Look for a rigid, clean surface with no loose material. Any dust, grease, or paint films should be removed, and imperfections should be addressed before tiling.
If the substrate flexes under light pressure, stop and fix it. Check that the surface is dry and free of staining from moisture before proceeding.
Which thinset features matter most for shower ceilings and what should I look for on the label?
Choose a thinset with the right polymer content and bond strength for vertical work, and one labeled for exposed showers. The label should call out suitability for ceilings and moisture exposure.
Always follow the manufacturer’s instructions for substrate type, cure time, and open time. If in doubt, check the datasheet or product page for ceiling or vertical tile applications.
How should I apply thinset and tile on the ceiling to prevent gravity deflection?
Use a notched trowel appropriate for your tile size and back-butter when needed to improve contact. Work in small areas and keep tiles level as you set them to avoid sag.
Apply only as much grout-free thinset as you can tile over while it remains workable.

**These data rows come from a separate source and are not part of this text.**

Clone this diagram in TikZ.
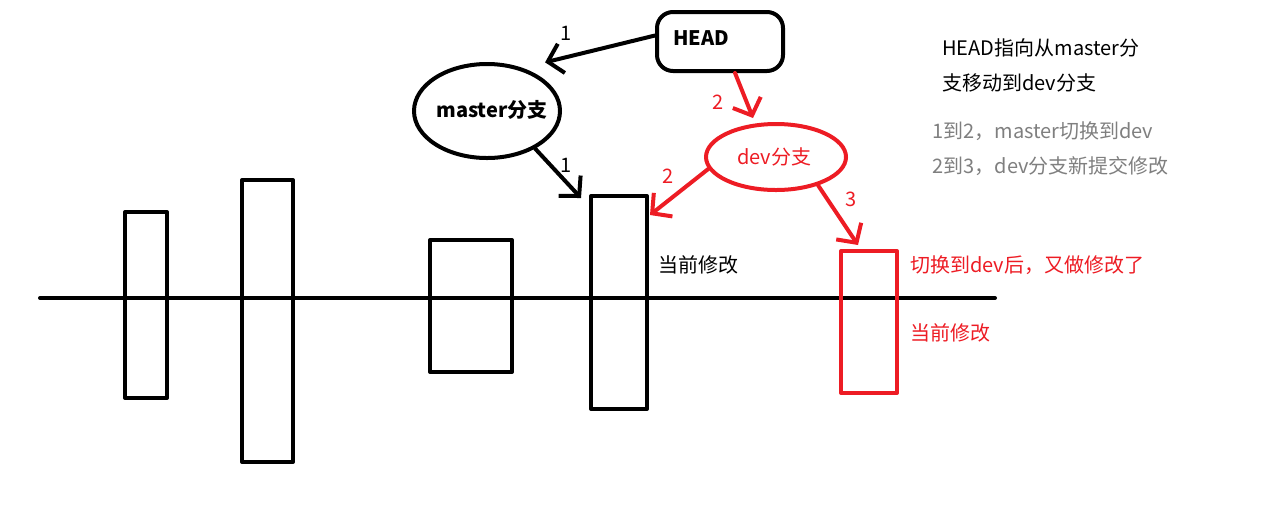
\documentclass[tikz,border=0pt]{standalone}
\usepackage{fontspec}
\setmainfont{Noto Sans CJK SC}
\usetikzlibrary{arrows.meta,shapes.geometric}
\definecolor{pred}{HTML}{ED1C24}
\definecolor{pgray}{HTML}{7F7F7F}
\tikzset{
  ln/.style={line width=2pt,line cap=round,line join=round},
  commit/.style={ln,draw,rectangle,inner sep=0pt},
  arr/.style={ln,-{Straight Barb[length=7pt,width=15pt]}},
  txt/.style={inner sep=0pt,font=\fontsize{10pt}{12pt}\selectfont},
  num/.style={inner sep=0pt,font=\fontsize{10pt}{12pt}\selectfont},
}
\begin{document}
\begin{tikzpicture}[x=0.5pt,y=-0.5pt]
\useasboundingbox (0,0) rectangle (1267,505);
% timeline
\coordinate (l0) at (40,298);
\coordinate (l1) at (995,298);
\draw[ln] (l0) -- (l1);
% commits
\node[commit,minimum width=21pt,minimum height=93pt] (r1) at (146,305) {};
\node[commit,minimum width=25.5pt,minimum height=141pt] (r2) at (267.5,321) {};
\node[commit,minimum width=41pt,minimum height=66pt] (r3) at (471,306) {};
\node[commit,minimum width=28pt,minimum height=106.5pt] (r4) at (619,302.5) {};
\node[commit,draw=pred,minimum width=28pt,minimum height=71pt] (r5) at (869,322) {};
% HEAD
\node[ln,draw,rounded corners=8pt,minimum width=63pt,minimum height=29.5pt,inner sep=0pt] (head) at (720,41.5) {};
\node[txt,font=\fontsize{10pt}{12pt}\selectfont\bfseries] (headtxt) at (701,38) {HEAD};
% branches
\node[ln,draw,ellipse,minimum width=73pt,minimum height=47pt,inner sep=0pt] (master) at (487,111) {};
\node[txt,font=\fontsize{10pt}{12pt}\selectfont\bfseries] (mastertxt) at (492,110) {master分支};
\node[ln,draw=pred,ellipse,minimum width=70pt,minimum height=33pt,inner sep=0pt] (dev) at (776,157) {};
\node[txt,text=pred] (devtxt) at (774,157) {dev分支};
% arrows
\draw[arr] ([yshift=3pt]head.west) -- ([xshift=6pt,yshift=5pt]master.40);
\draw[arr] (master.-38) -- ([xshift=-4pt,yshift=-2pt]r4.north west);
\draw[arr,pred] ([xshift=7.5pt]head.south) -- ([xshift=-11.5pt,yshift=2pt]dev.north);
\draw[arr,pred] (dev.190) -- ([xshift=0.5pt,yshift=-10.5pt]r4.north east);
\draw[arr,pred] (dev.-34) -- ([xshift=-5.5pt,yshift=2pt]r5.north);
% numbers
\node[num] (n1a) at (566,33) {1};
\node[num] (n1b) at (566,165) {1};
\node[num,text=pred] (n2a) at (718,102) {2};
\node[num,text=pred] (n2b) at (668,176) {2};
\node[num,text=pred] (n3) at (851,199) {3};
% texts
\node[txt,anchor=west] (cur1) at (658,265) {当前修改};
\node[txt,anchor=west,text=pred] (sw) at (910,265) {切换到dev后，又做修改了};
\node[txt,anchor=west,text=pred] (cur2) at (910,333) {当前修改};
\node[txt,anchor=west] (d1) at (942,48) {HEAD指向从master分};
\node[txt,anchor=west] (d2) at (942,83) {支移动到dev分支};
\node[txt,anchor=west,text=pgray] (g1) at (932,131) {1到2，master切换到dev};
\node[txt,anchor=west,text=pgray] (g2) at (932,166) {2到3，dev分支新提交修改};
\end{tikzpicture}
\end{document}
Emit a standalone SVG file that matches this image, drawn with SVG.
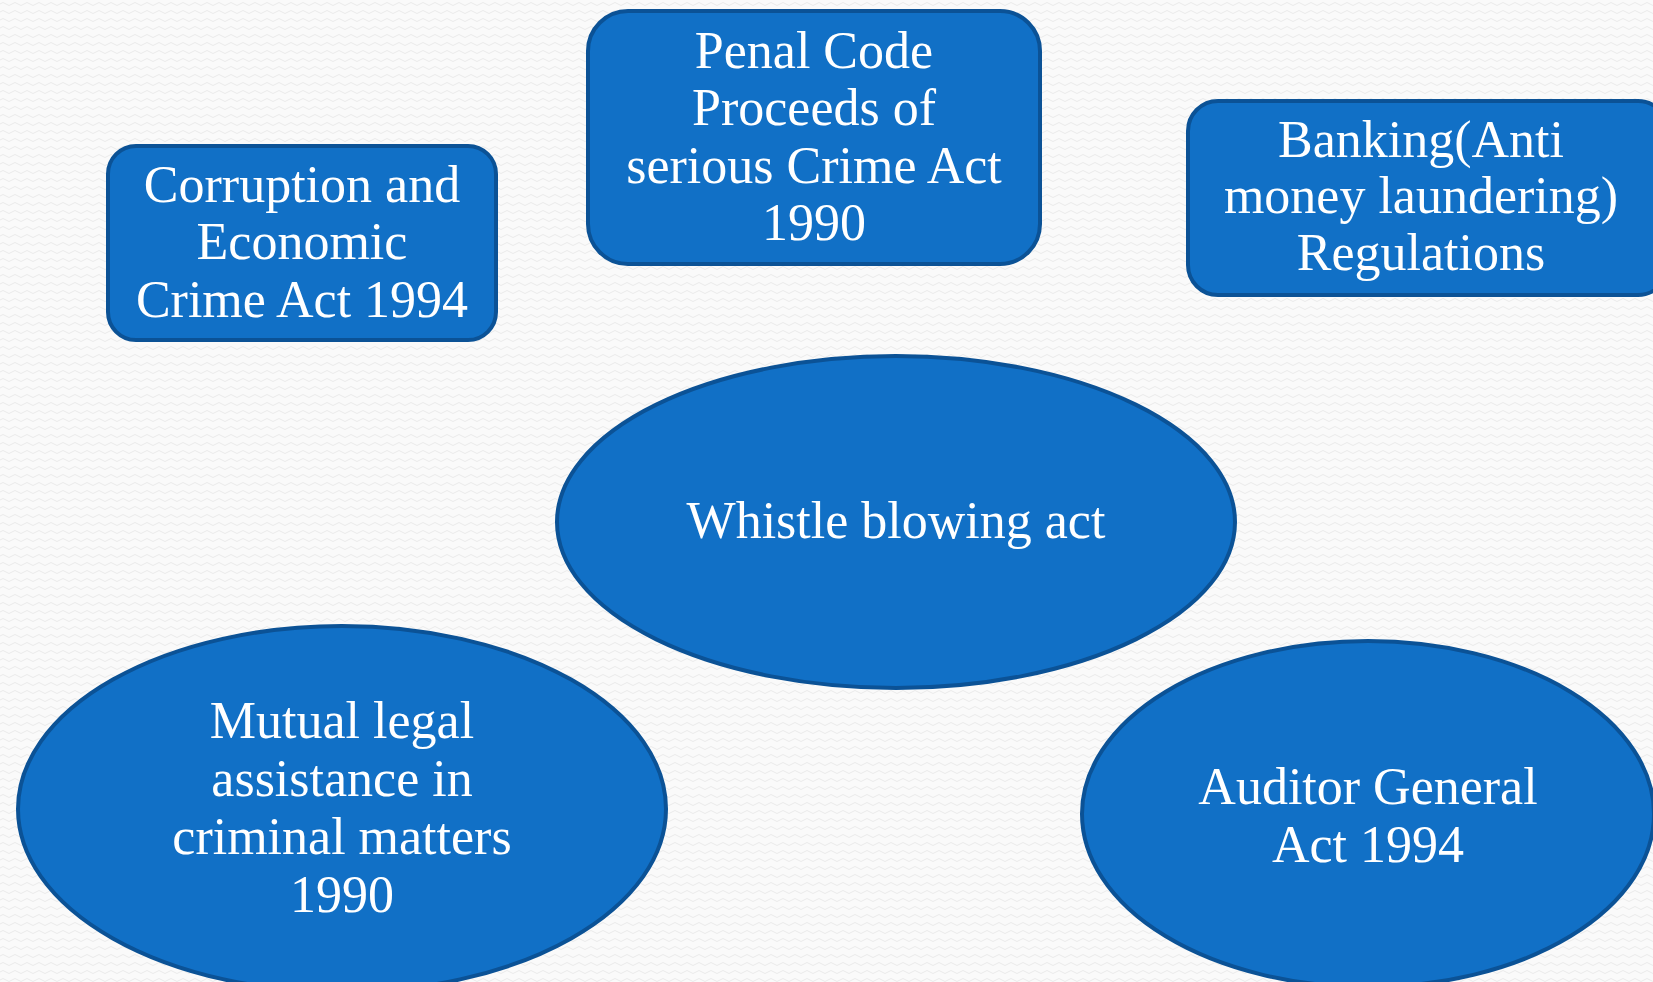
<svg xmlns="http://www.w3.org/2000/svg" width="1653" height="982" viewBox="0 0 1653 982">
<defs>
<pattern id="bg" width="12" height="8" patternUnits="userSpaceOnUse">
<rect width="12" height="8" fill="#FAFAFA"/>
<path d="M0 4 Q3 1 6 4 T12 4" fill="none" stroke="#EBEBEB" stroke-width="1"/>
</pattern>
</defs>
<style>
.shape{fill:#1170C6;stroke:#0B5296;stroke-width:4}
.t{font-family:"Liberation Serif","Times New Roman",serif;font-size:52px;fill:#FFFFFF;text-anchor:middle}
</style>
<rect width="1653" height="982" fill="url(#bg)"/>
<g id="connectors"></g>
<g id="corruption">
<rect class="shape" x="108" y="146" width="388" height="194" rx="28"/>
<text class="t" x="302" y="202">Corruption and</text>
<text class="t" x="302" y="259">Economic</text>
<text class="t" x="302" y="317">Crime Act 1994</text>
</g>
<g id="penal">
<rect class="shape" x="588" y="11" width="452" height="253" rx="40"/>
<text class="t" x="814" y="68">Penal Code</text>
<text class="t" x="814" y="125">Proceeds of</text>
<text class="t" x="814" y="183">serious Crime Act</text>
<text class="t" x="814" y="240">1990</text>
</g>
<g id="banking">
<rect class="shape" x="1188" y="101" width="480" height="194" rx="30"/>
<text class="t" x="1421" y="157">Banking(Anti</text>
<text class="t" x="1421" y="213">money laundering)</text>
<text class="t" x="1421" y="270">Regulations</text>
</g>
<g id="whistle">
<ellipse class="shape" cx="896" cy="522" rx="339" ry="166"/>
<text class="t" x="896" y="538">Whistle blowing act</text>
</g>
<g id="mutual">
<ellipse class="shape" cx="342" cy="809" rx="324" ry="183"/>
<text class="t" x="342" y="738">Mutual legal</text>
<text class="t" x="342" y="796">assistance in</text>
<text class="t" x="342" y="854">criminal matters</text>
<text class="t" x="342" y="912">1990</text>
</g>
<g id="auditor">
<ellipse class="shape" cx="1368" cy="814" rx="286" ry="173"/>
<text class="t" x="1368" y="804">Auditor General</text>
<text class="t" x="1368" y="862">Act 1994</text>
</g>
</svg>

Follow the open time guidance from the thinset manufacturer and don’t rush the setting process.
Why is waterproofing layer placement important on the ceiling, and how do I verify it’s in place before tiling?
Ensure the waterproofing membrane is continuous and properly lapped at joints, with encroachment onto walls as recommended by the product instructions. A visible, undamaged membrane is easier to inspect than hidden layers.
Verify the system is compatible with your substrate and tile type, and confirm it’s installed according to the manufacturer’s guidance. If unsure, check the label, datasheet, or local guidance before tiling.